Hace diez días, desde la Puerta del Sol a la Cibeles desfilaron 15.000 personas. Mientras trataba de improvisar un camino suplementario y pensaba en por qué no se iba toda esa gente a su casa, escuché su eslogan: "¡Qué pasa, qué pasa, que no tenemos casa!". En ocasiones Madrid, por ser la capital, es el lugar escogido para las quejas de gente de toda España. Pero la semana pasada la marcha de Madrid era sólo un vértice de una protesta nacional a gran escala convocada en 56 ciudades. Barcelona, con 7.000 personas; Valencia, con mil; y el País Vasco, con unas doscientas, acogieron los mismos gritos de indignación y repulsa a la especulación inmobiliaria y las mismas reclamaciones por una vivienda digna ("cambio un riñón izquierdo por un cuarto derecha" decía una pancarta en Bilbao).

Las últimas manifestaciones en Madrid han sido políticas (aunque aparentemente los motivos fuesen otros), sin embargo la marcha bajo el lema La vivienda es un derecho, no un negocio convocada por la Asamblea contra la Precariedad y por la Vivienda Digna no estaba respaldada por ningún partido. Miles de jóvenes, la inmensa mayoría menores de 35 años, de estudiantes a profesionales, cantaban y vociferaban a favor de una causa noble y transparente por la que merecía la pena dar un inmenso rodeo con el coche.
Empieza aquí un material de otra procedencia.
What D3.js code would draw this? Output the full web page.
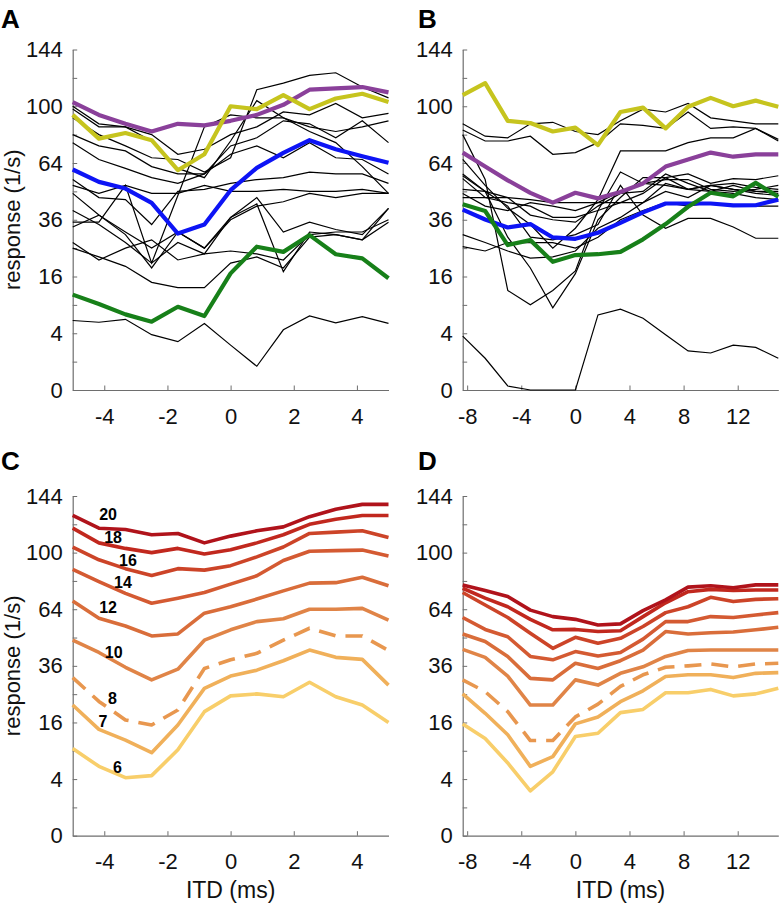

Gracias a esta clase de movilizaciones, los políticos están empezando a tomar conciencia del auténtico drama de los mileuristas y su imposibilidad de mudarse a una vivienda digna (no de 30 metros cuadrados, el tamaño del cuarto de la plancha de sus padres). Es evidente que lo importante es sensibilizar a quien tiene la solución al problema, o gran parte de ella, pero también lo es encontrar aliados morales. Muchos de los jóvenes que se sienten defraudados por la situación y el momento que les ha tocado vivir, desfalcadas sus ilusiones de progreso profesional, decepcionados con sus perspectivas vitales a los treinta años, también necesitan de la comprensión de su entorno. Aún se escucha a gente argumentar, especialmente personas mayores y acomodadas, que ellos estaban peor a su edad. Desacreditar las reivindicaciones legítimas, acordes al tiempo y las circunstancias de la juventud de hoy, escudándose en que "ahora los chavales lo quieren tener todo" revela, si no envidia, una lamentable incomprensión. Cada generación tiene derecho y obligación de luchar por su bienestar, por condiciones que cree básicas y necesarias para su felicidad y, con más razón, si éstas están defendidas en la Constitución, como es el caso de una vivienda digna. Haber padecido una juventud difícil debería ser motivo para entender los problemas de los jóvenes y no para ridiculizarlos porque hayan tenido la suerte de crecer en democracia, con la posibilidad de estudiar y sin sabañones. Un ejemplo asombroso es el de José Moreno, un hombre de 57 años que perdió el pelo de pequeño tras coger el tifus por bañarse en las charcas cercanas a la chabola de Vallecas donde vivía. En los últimos años, Moreno ha construido más de 500 viviendas protegidas en Fuenlabrada. Su última urbanización consta de 402 pisos para menores de 32 a un precio de entre 82.000 y 88.000 euros. Moreno asegura que consigue vender tan barato porque no busca enriquecerse, en ocasiones ni siquiera ganar dinero. Que haya más gente con un espíritu tan altruista como el de José Moreno, que está en el Guinness por haber hecho un cocido para 3.000 personas, quizá sea pedir demasiado. Demandar que los jóvenes puedan ganarse las lentejas y que tengan un hogar donde cocinarlas, no.